Большие трудности пришлось пережить Гёте и в деле управления театром. Его положение давно стало щекотливым, так как приходилось бороться с капризами Карла-Августа и его взбалмошной любовницы, актрисы Каролины Ягеман. С обеих сторон наступало некоторое охлаждение. Пустяк мог вызвать бурную вспышку. Так, в апреле 1817 года странствующий комедиант, владелец дрессированной собаки, захотел показать её веймарской публике. Подговорённый Ягеман, он предложил Гёте сыграть убогую мелодраму «Собака д’Обри да Монтдидье». Легко догадаться, какой ответ он получил. Пудель будет бегать со звонком на сцене, которую обессмертил своими прекрасными творениями Шиллер! Отвратительное тявканье и лай раздадутся там, где звучали мелодичные строки «Ифигении» и «Торквато Тассо»? Никогда! Это значило бы опозорить литературу. И вы, музы трагедии и комедии, Мельпомена и Талия, что сказали бы на это святотатство? Вам осталось бы только одно, божественные сёстры: закутавшись в длинные покрывала и пряча лица, бежать, оставив навсегда эту сцену, некогда воздвигнутую для вашего прославления. Гёте высокомерно отказал. Два раза подряд. Собаки не допускаются в зрительный зал, и правила театра запрещают зрителям приводить их с собой. Тем более нельзя было разрешить собаке доступ на сцену. Тем не менее герцог, подзадоренный своей любовницей, решил, что представление состоится. Не значило ли это идти на разрыв с поэтом? Чувствуя себя оскорблённым, последний велел запрячь карету и, собрав свои рукописи и рисунки, отправился, не дожидаясь спектакля, в Иену. Никто не мог заставить его присутствовать при собственном поражении: он бежал, чтобы не быть вынужденным сдаться. В этом получившем широкую огласку конфликте герцог сохранил за собой последнее слово. Гёте получил благодарность за свою плодотворную работу и оставил управление театром, которым руководил в течение сорока лет. Он болезненно ощутил оскорбление, но замкнулся в молчании. «Entsagen» — «отречься от себя» — ведь эти слова начертал он на пороге своей старости!
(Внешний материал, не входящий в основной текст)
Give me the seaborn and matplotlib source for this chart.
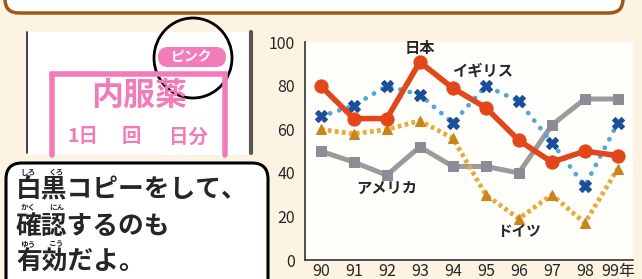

Ему пришлось применить эту печальную добродетель в собственном доме. В 1817 году он женил сына Августа. С двадцати одного года уже советник при дворе, Август был очень красивым мужчиной с приятным лицом и статной осанкой. К сожалению, он при весьма посредственном уме и неустойчивом характере унаследовал от матери любовь к житейским благам и безвольно предавался страстям, которые так долго обуревали душу его отца. Он прекрасно умел развязывать шнуры своего кошелька, отбивать горлышки у бутылок, пускать кверху пробки от шампанского. К тому же никаких определённых склонностей, но с претензиями. Словно исполняя скучный урок, Август кое-как прослушал курс юридических наук в Гейдельберге и, томясь, жил в тени великого человека. Капризный и раздражительный, он страдал резкими переходами от болезненного возбуждения к самой мрачной ипохондрии, а от неё искал спасения в разврате. Превыше всего на свете он ценил вино и любовные интрижки. У этого волокиты было уже не одно похождение, и о нём начинали поговаривать в Веймаре. Желая остепенить сына и создать домашний очаг, который дал бы ему мир и уравновешенность, Гёте женил его на Оттилии фон Погвиш[175].
В молодой женщине чувствовалась порода. Бледная, тонкая, очень привлекательная, с изысканными манерами, она была очаровательна. При этом очень неглупа, но тщеславна. Чувствовала ли она влечение к Августу? По-видимому, нет. Её больше привлекли общественное положение и слава отца. Что она любила на самом деле, так это бывать при дворе и принимать высокопоставленных посетителей, поклонников поэта. Очень быстро Оттилия узнала о неверностях и похождениях мужа, но не сумела ни удержать, ни простить его. И супружеская жизнь стала адом. А так как она к тому же была романтична, небрежна и расточительна, то оказалась плохой хозяйкой. Несмотря на чувство симпатии к старику, она не смогла наладить управление его домом с той уверенностью и аккуратностью, каких он от неё хотел бы. Хозяйство шло как попало. Оттилия поселила около себя мать и сестру, они болтали без конца о любви и тряпках, о дворе, нарядах и последнем скандале. Старый поэт не чувствовал себя дома в этой легкомысленной, шумной и уже омрачённой семейными бурями обстановке, он задыхался в ней и уезжал в Иену, где целые месяцы жил в меблированных комнатах. И он ещё бывал счастлив, когда ему пересылали почту или даже необходимые съестные припасы. Он примирялся со всем.